Gov. Mike Braun is facing backlash after he told an Indiana radio station that there could be “consequences” if state Republicans don’t quickly move on the Trump administration’s demands.

Trump has urged GOP-controlled states for help in next year’s electoral races by redrawing districts in ways that favor Republicans — in some cases, as with Texas and Missouri, by diluting the power of nonwhite voters. The administration has had Indiana in its sights, with President Donald Trump and Vice President JD Vance reportedly pressuring Indiana lawmakers — some of whom have been skeptical — to get on with the rigging already.

Braun framed it as an offer Indiana can’t refuse.

“If we try to drag our feet as a state on it, probably, we’ll have consequences of not working with the Trump administration as tightly as we should,” he said on WOWO radio.

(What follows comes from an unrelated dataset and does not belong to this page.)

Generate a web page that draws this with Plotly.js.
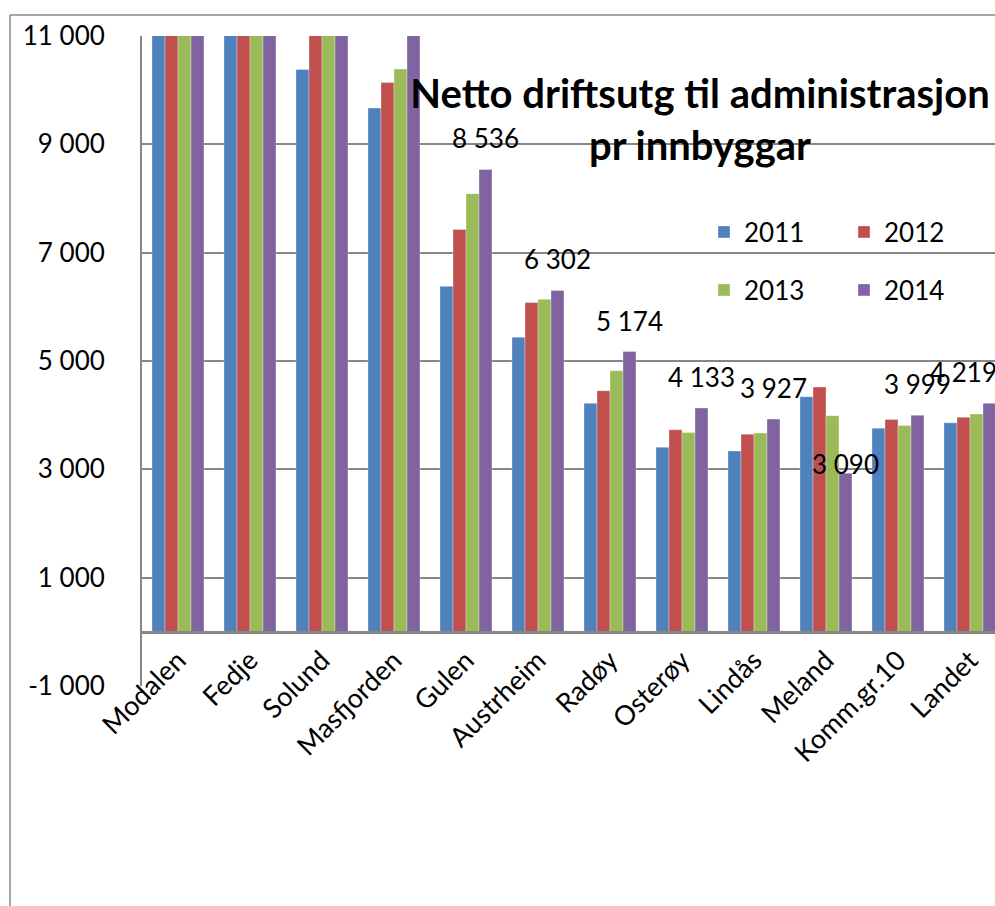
<!DOCTYPE html>
<html><head><meta charset="utf-8">
<script src="https://cdn.plot.ly/plotly-3.0.1.min.js"></script>
<style>html,body{margin:0;padding:0;overflow:hidden;background:#fff}</style>
</head><body><div id="chart" style="width:995px;height:906px"></div>
<script>
const categories = ["Modalen","Fedje","Solund","Masfjorden","Gulen","Austrheim","Radøy","Osterøy","Lindås","Meland","Komm.gr.10","Landet"];
const v2011 = [16500, 13800, 10380, 9670, 6380, 5440, 4220, 3410, 3340, 4340, 3760, 3860];
const v2012 = [17300, 14600, 11600, 10140, 7430, 6080, 4450, 3730, 3650, 4520, 3920, 3960];
const v2013 = [18200, 15300, 12100, 10390, 8090, 6140, 4820, 3680, 3670, 3990, 3810, 4020];
const v2014 = [19000, 16100, 12600, 11400, 8536, 6302, 5174, 4133, 3927, 2930, 3999, 4219];
const labels2014 = ["", "", "", "", "8 536", "6 302", "5 174", "4 133", "3 927", "3 090", "3 999", "4 219"];
const seriesNames = ["2011", "2012", "2013", "2014"];
const yTickVals = [-1000, 1000, 3000, 5000, 7000, 9000, 11000];
const yTickText = ["-1 000", "1 000", "3 000", "5 000", "7 000", "9 000", "11 000"];

const colors = ["#4F81BD", "#C0504D", "#9BBB59", "#8064A2"];
const FONT = "Lato, 'Liberation Sans', sans-serif";
const W = 995, H = 906, L = 142, T = 36, B = 220, R = 0;
const plotW = W - L - R, plotH = H - T - B;
const catPx = 72;
const bargap = 0.278;
const yRange = [-1000, 11000];

const series = [v2011, v2012, v2013, v2014];
const traces = series.map((vals, k) => ({
  type: "bar",
  name: seriesNames[k],
  x: categories,
  y: vals,
  marker: {color: colors[k], line: {width: 0.6, color: "rgba(255,255,255,0.55)"}},
  legend: k < 2 ? "legend" : "legend2",
  hoverinfo: "x+y+name"
}));

const barW = (1 - bargap) / 4;
const purpleOffset = 1.5 * barW;
// manual label nudges (px) as in the original chart
const labelYShift = {9: 9};
const labelXShift = {11: -26};
const annotations = [];
labels2014.forEach((t, i) => {
  if (!t) return;
  annotations.push({
    x: i + purpleOffset, y: v2014[i], xref: "x", yref: "y",
    text: t, showarrow: false, xanchor: "center", yanchor: "middle",
    yshift: (labelYShift[i] !== undefined ? labelYShift[i] : 31),
    xshift: (labelXShift[i] !== undefined ? labelXShift[i] : 0),
    font: {family: FONT, size: 26, color: "#000"}
  });
});

const px2paperX = p => (p - L) / plotW;
const px2paperY = p => (H - B - p) / plotH;
const border = "#898989";
const shapes = [
  {type: "line", xref: "paper", yref: "paper", x0: px2paperX(10), x1: px2paperX(1000), y0: px2paperY(15), y1: px2paperY(15), line: {color: border, width: 1.5}},
  {type: "line", xref: "paper", yref: "paper", x0: px2paperX(10), x1: px2paperX(10), y0: px2paperY(15), y1: px2paperY(910), line: {color: border, width: 1.5}}
];

const layout = {
  width: W, height: H,
  margin: {l: L, r: R, t: T, b: B, pad: 0},
  paper_bgcolor: "#fff", plot_bgcolor: "#fff",
  font: {family: FONT, size: 26, color: "#000"},
  barmode: "group", bargap: bargap, bargroupgap: 0,
  title: {
    text: "Netto driftsutg til administrasjon<br>pr innbyggar",
    font: {family: FONT, size: 40, weight: "bold", color: "#000"},
    xref: "container", x: 700 / W, xanchor: "center",
    yref: "container", y: 1 - 108 / H, yanchor: "top"
  },
  xaxis: {
    type: "category", range: [-0.5, -0.5 + plotW / catPx],
    anchor: "free", position: (0 - yRange[0]) / (yRange[1] - yRange[0]),
    showline: true, linecolor: "#868686", linewidth: 3,
    ticks: "", tickangle: -45, tickfont: {family: FONT, size: 27, color: "#000"},
    showgrid: false, zeroline: false, fixedrange: true
  },
  yaxis: {
    range: yRange, tickmode: "array", tickvals: yTickVals, ticktext: yTickText,
    showgrid: true, gridcolor: "#868686", gridwidth: 2,
    zeroline: false, showline: true, linecolor: "#868686", linewidth: 2,
    ticks: "", ticklabelstandoff: 30, tickfont: {family: FONT, size: 26, color: "#000"},
    fixedrange: true
  },
  legend: {
    x: px2paperX(704), y: px2paperY(232), xanchor: "left", yanchor: "middle",
    orientation: "h", entrywidth: 95, bgcolor: "rgba(0,0,0,0)",
    font: {family: FONT, size: 26, color: "#000"}
  },
  legend2: {
    x: px2paperX(704), y: px2paperY(290), xanchor: "left", yanchor: "middle",
    orientation: "h", entrywidth: 95, bgcolor: "rgba(0,0,0,0)",
    font: {family: FONT, size: 26, color: "#000"}
  },
  showlegend: true,
  annotations: annotations,
  shapes: shapes
};

Plotly.newPlot("chart", traces, layout, {displayModeBar: false, staticPlot: true});
</script></body></html>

In a sit-down with the WPTA television station, Braun made clear that he was suggesting his state could miss out on “benefits” from the federal government — and specifically mentioned the Department of Agriculture:

That just means I think the Trump administration, for what it’s trying to do, if you’re not kind of getting involved as well as you can on the political side, you probably are not going to be the first call when it comes to the benefits of — just like we’re one of five states now, as the Agriculture Department moves its bureaucracy into the interior; we’re one of those five states.

Trump’s attempts to commandeer American universities by withholding their funding, along with his support for defunding federal programs he and his allies dislike, has proved that he and his administration are willing to deny benefits for anyone who doesn’t fully capitulate. And Braun’s remarks, in fact, portray Trump’s government as classically authoritarian — the type that would put a state’s federal “benefits” at risk unless the state acts in the illiberal ruler’s interests.

“Mike Braun says if Indiana doesn’t gerrymander our congressional maps like Trump wants, there could be ‘consequences’ from the feds,” the Indiana Democratic Party wrote on X on Wednesday.

“Are Braun and Indiana Republicans worried the feds won’t approve toll roads? Would that be the ‘consequences’?”

The governor’s remarks certainly suggest he’s fearful of the repercussions of not cooperating with Trump on this overtly antidemocratic gambit. Braun has tried to portray himself as neutral when it comes to Trump’s redistricting push and has publicly said he’d support a proposal for gerrymandered districts if Indiana Republicans want it.

But in a seemingly revealing remark Tuesday to the WSBT television station, the governor said he had wanted the process to be “somewhat organic,” suggesting that a little outside pressure and influence — or even coercion — wouldn’t be beyond the pale in his mind.